> _REQUIREMENTS_
Quote the data exactly, first line to the line containing "(Stop4) at (8,418)", with no pictures.
BEGIN INFORMATION SHOWN
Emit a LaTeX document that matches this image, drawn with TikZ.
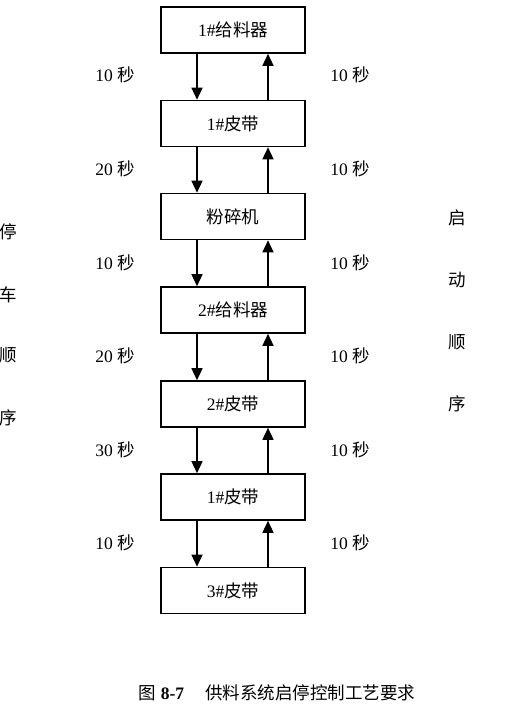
\documentclass[tikz,border=0pt]{standalone}
\usepackage{fontspec}
\setmainfont{Liberation Serif}
\newfontfamily\cjk{Noto Sans CJK SC}
\usetikzlibrary{arrows.meta}

\begin{document}
\begin{tikzpicture}[x=1pt,y=-1pt,font=\fontsize{17.5}{21}\selectfont,
	unit/.style={draw,line width=1.6pt,minimum width=144pt,minimum height=46pt,inner sep=0pt},
	flow/.style={line width=1.5pt,-{Triangle[length=12pt,width=11pt]}}]
	\useasboundingbox (0,0) rectangle (515,718);

	\node[unit] (Feeder1) at (233,30) {1\#{\cjk 给料器}};
	\node[unit] (Belt1) at (233,123.5) {1\#{\cjk 皮带}};
	\node[unit] (Crusher) at (233,216.5) {{\cjk 粉碎机}};
	\node[unit] (Feeder2) at (233,310) {2\#{\cjk 给料器}};
	\node[unit] (Belt2) at (233,404) {2\#{\cjk 皮带}};
	\node[unit] (BeltOne) at (233,497) {1\#{\cjk 皮带}};
	\node[unit] (Belt3) at (233,590.5) {3\#{\cjk 皮带}};

	\node (StopA) at (115,75) {10 {\cjk 秒}};
	\node (StopB) at (115,169) {20 {\cjk 秒}};
	\node (StopC) at (115,263) {10 {\cjk 秒}};
	\node (StopD) at (115,356) {20 {\cjk 秒}};
	\node (StopE) at (115,450) {30 {\cjk 秒}};
	\node (StopF) at (115,543) {10 {\cjk 秒}};

	\node (StartA) at (350,75) {10 {\cjk 秒}};
	\node (StartB) at (350,169) {10 {\cjk 秒}};
	\node (StartC) at (350,263) {10 {\cjk 秒}};
	\node (StartD) at (350,356) {10 {\cjk 秒}};
	\node (StartE) at (350,450) {10 {\cjk 秒}};
	\node (StartF) at (350,543) {10 {\cjk 秒}};

	\node (Stop1) at (8,232) {\cjk 停};
	\node (Stop2) at (8,295) {\cjk 车};
	\node (Stop3) at (8,355) {\cjk 顺};
	\node (Stop4) at (8,418) {\cjk 序};

	\node (Start1) at (457,218) {\cjk 启};
	\node (Start2) at (457,280) {\cjk 动};
	\node (Start3) at (457,342) {\cjk 顺};
	\node (Start4) at (457,404) {\cjk 序};

	\node (Caption) at (277,693) {{\cjk 图} \textbf{8-7}\hspace{1.2em}{\cjk 供料系统启停控制工艺要求}};

	\draw[flow] ([xshift=-36pt]Feeder1.south) -- ([xshift=-36pt]Belt1.north);
	\draw[flow] ([xshift=-36pt]Belt1.south) -- ([xshift=-36pt]Crusher.north);
	\draw[flow] ([xshift=-36pt]Crusher.south) -- ([xshift=-36pt]Feeder2.north);
	\draw[flow] ([xshift=-36pt]Feeder2.south) -- ([xshift=-36pt]Belt2.north);
	\draw[flow] ([xshift=-36pt]Belt2.south) -- ([xshift=-36pt]BeltOne.north);
	\draw[flow] ([xshift=-36pt]BeltOne.south) -- ([xshift=-36pt]Belt3.north);

	\draw[flow] ([xshift=35pt]Belt1.north) -- ([xshift=35pt]Feeder1.south);
	\draw[flow] ([xshift=35pt]Crusher.north) -- ([xshift=35pt]Belt1.south);
	\draw[flow] ([xshift=35pt]Feeder2.north) -- ([xshift=35pt]Crusher.south);
	\draw[flow] ([xshift=35pt]Belt2.north) -- ([xshift=35pt]Feeder2.south);
	\draw[flow] ([xshift=35pt]BeltOne.north) -- ([xshift=35pt]Belt2.south);
	\draw[flow] ([xshift=35pt]Belt3.north) -- ([xshift=35pt]BeltOne.south);
\end{tikzpicture}
\end{document}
END INFORMATION SHOWN
> _CORRECT ANSWER_
Emit a LaTeX document that matches this image, drawn with TikZ.
\documentclass[tikz,border=0pt]{standalone}
\usepackage{fontspec}
\setmainfont{Liberation Serif}
\newfontfamily\cjk{Noto Sans CJK SC}
\usetikzlibrary{arrows.meta}

\begin{document}
\begin{tikzpicture}[x=1pt,y=-1pt,font=\fontsize{17.5}{21}\selectfont,
	unit/.style={draw,line width=1.6pt,minimum width=144pt,minimum height=46pt,inner sep=0pt},
	flow/.style={line width=1.5pt,-{Triangle[length=12pt,width=11pt]}}]
	\useasboundingbox (0,0) rectangle (515,718);

	\node[unit] (Feeder1) at (233,30) {1\#{\cjk 给料器}};
	\node[unit] (Belt1) at (233,123.5) {1\#{\cjk 皮带}};
	\node[unit] (Crusher) at (233,216.5) {{\cjk 粉碎机}};
	\node[unit] (Feeder2) at (233,310) {2\#{\cjk 给料器}};
	\node[unit] (Belt2) at (233,404) {2\#{\cjk 皮带}};
	\node[unit] (BeltOne) at (233,497) {1\#{\cjk 皮带}};
	\node[unit] (Belt3) at (233,590.5) {3\#{\cjk 皮带}};

	\node (StopA) at (115,75) {10 {\cjk 秒}};
	\node (StopB) at (115,169) {20 {\cjk 秒}};
	\node (StopC) at (115,263) {10 {\cjk 秒}};
	\node (StopD) at (115,356) {20 {\cjk 秒}};
	\node (StopE) at (115,450) {30 {\cjk 秒}};
	\node (StopF) at (115,543) {10 {\cjk 秒}};

	\node (StartA) at (350,75) {10 {\cjk 秒}};
	\node (StartB) at (350,169) {10 {\cjk 秒}};
	\node (StartC) at (350,263) {10 {\cjk 秒}};
	\node (StartD) at (350,356) {10 {\cjk 秒}};
	\node (StartE) at (350,450) {10 {\cjk 秒}};
	\node (StartF) at (350,543) {10 {\cjk 秒}};

	\node (Stop1) at (8,232) {\cjk 停};
	\node (Stop2) at (8,295) {\cjk 车};
	\node (Stop3) at (8,355) {\cjk 顺};
	\node (Stop4) at (8,418) {\cjk 序};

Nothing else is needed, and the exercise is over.